By integration, differentiation, or any other valid operation : I am asked to find the function which these represent
$$\sum_1^\infty n^2x^n$$
I tried doing everything - but I just can't do it. What I've done so far :
The series is convergent $<=>$ $-1<x<1$ And uniformly convergent on a compact set $K \subset (-1,1)$ So I can use the property of uniformly convergent series to use differentiation integration etc. But I couldn't move a pencil.
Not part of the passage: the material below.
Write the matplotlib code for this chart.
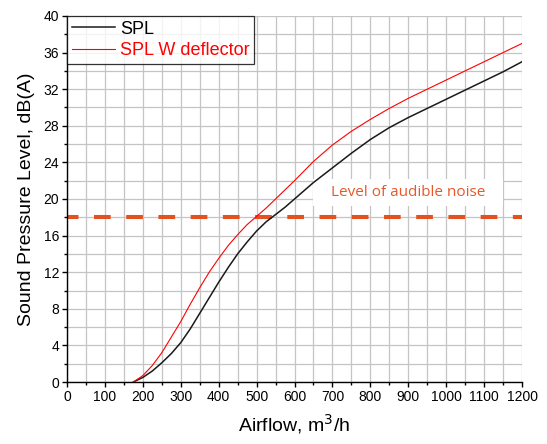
import numpy as np
import matplotlib
matplotlib.use('Agg')
import matplotlib.pyplot as plt
from matplotlib.ticker import MultipleLocator
from matplotlib.patches import Rectangle

plt.rcParams['font.family'] = ['Liberation Sans', 'DejaVu Sans']

# airflow, m3/h
airflow = [175, 200, 225, 250, 275, 300, 325, 350, 375, 400, 425, 450, 475, 500,
           525, 550, 575, 600, 650, 700, 750, 800, 850, 900, 950, 1000,
           1050, 1100, 1150, 1200]
# sound pressure level, dB(A)
spl = [0, 0.5, 1.2, 2.1, 3.1, 4.3, 5.8, 7.5, 9.2, 10.9, 12.5, 14.0, 15.3, 16.5,
       17.5, 18.3, 19.1, 20.0, 21.8, 23.4, 25.0, 26.5, 27.8, 28.9, 29.9, 30.9,
       31.9, 32.9, 33.9, 35.0]
spl_deflector = [0, 0.7, 1.8, 3.2, 4.9, 6.6, 8.5, 10.3, 12.0, 13.5, 14.9, 16.1, 17.2, 18.1,
                 19.0, 20.0, 21.0, 22.0, 24.1, 25.9, 27.4, 28.7, 29.9, 31.0, 32.0, 33.0,
                 34.0, 35.0, 36.0, 37.0]
audible_level = 18

fig = plt.figure(figsize=(5.47, 4.44), dpi=100)
ax = fig.add_axes([67/547, 62/444, 455/547, 366/444])

ax.set_xlim(0, 1200)
ax.set_ylim(0, 40)
ax.xaxis.set_major_locator(MultipleLocator(100))
ax.xaxis.set_minor_locator(MultipleLocator(50))
ax.yaxis.set_major_locator(MultipleLocator(4))
ax.yaxis.set_minor_locator(MultipleLocator(2))
ax.grid(which='both', color='#c4c4c4', lw=0.9, zorder=0)
ax.set_axisbelow(True)

for s in ['top', 'right']:
    ax.spines[s].set_visible(False)
for s in ['left', 'bottom']:
    ax.spines[s].set_linewidth(1.0)
ax.tick_params(which='major', direction='out', length=3.6, width=1.0, labelsize=10, pad=2)
ax.tick_params(which='minor', direction='out', length=2.2, width=1.0)

# label box over the grid
ax.add_patch(Rectangle((649, 19.25), 501, 2.95, facecolor='white', edgecolor='none', zorder=1.5))
ax.text(900, 20.75, 'Level of audible noise', family='Open Sans', fontsize=11,
        color='#e8572a', ha='center', va='center', zorder=3)

ax.plot([0, 1200], [audible_level, audible_level], color='#e4501e', lw=2.9,
        ls=(1.3, (4.15, 3.85)), zorder=2)

ax.plot(airflow, spl, color='#1a1a1a', lw=1.1, label='SPL', zorder=4)
ax.plot(airflow, spl_deflector, color='red', lw=0.8, label='SPL W deflector', zorder=4)

leg = ax.legend(loc='upper left', fontsize=13, borderaxespad=0, borderpad=0.25,
                handlelength=2.4, handletextpad=0.3, labelspacing=0.25, fancybox=False)
leg.get_frame().set_edgecolor('black')
leg.get_frame().set_linewidth(0.9)
for t in leg.get_texts():
    if t.get_text() == 'SPL W deflector':
        t.set_color('red')

ax.set_xlabel(r'Airflow, m$^3$/h', fontsize=14, labelpad=6)
ax.set_ylabel('Sound Pressure Level, dB(A)', fontsize=14, labelpad=6)

fig.savefig('out.png', dpi=100)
Any help will be appreciated
On
We may consider that $$ f(x,t)\stackrel{\text{def}}{=}\sum_{n\geq 1} e^{nt} x^n = \frac{x e^t}{1-x e^t} \tag{1}$$ as soon as $\left|x e^t\right|<1$. By applying $\frac{\partial^2}{\partial t^2}$ to both sides, then evaluating at $t=0$, $$ \sum_{n\geq 1} n^2 x^n = \left.\frac{\partial^2}{\partial t^2}\left(\frac{x e^t}{1-x e^t}\right)\right|_{t=0} = \left.\frac{x e^t(1+x e^t)}{(1-x e^t)^3}\right|_{t=0}=\color{red}{\frac{x(1+x)}{(1-x)^3}}.\tag{2}$$ On the other hand, since $n^2$ is a second-degree polynomial in the $n$ variable, we know in advance that $$ (1-x)^3 \sum_{n\geq 1} n^2 x^n = \sum_{n\geq 1}\left(p(n)-3p(n-1)+3p(n-2)+p(n-3)\right) x^n$$ is a polynomial in $x$ with degre $\leq 2$.
On
Let $x=e^{-\theta}$, then $$\sum_{n\in\mathbb{N}}n^{2}x^n=\sum_{n\in\mathbb{N}}n^{2}e^{-\theta{n}}=$$ $$=\frac{\partial^{2}}{\partial{\theta}^{2}}\sum_{n\in\mathbb{N}}e^{-\theta{n}}=\frac{\partial^{2}}{\partial{\theta}^{2}}[\frac{1}{1-e^{-\theta}}-1]=$$ $$=-\frac{\partial}{\partial{\theta}}\frac{e^{-\theta}}{(1-e^{-\theta})^{2}}=$$ $$=\frac{e^{-\theta}(1-e^{-\theta})^{2}+2(1-e^{-\theta})e^{-2\theta}}{(1-e^{-\theta})^{4}}=$$ $$=\frac{x}{(1-x)^{2}}+\frac{2x^{2}}{(1-x)^{3}}$$
Note that $$ x\frac{d}{dx} x^n = nx^n, $$ so this can be found by applying $xd/dx$ twice to $\sum_{n=0}^{\infty} x^n = \frac{1}{1-x} $ in the region of absolute convergence.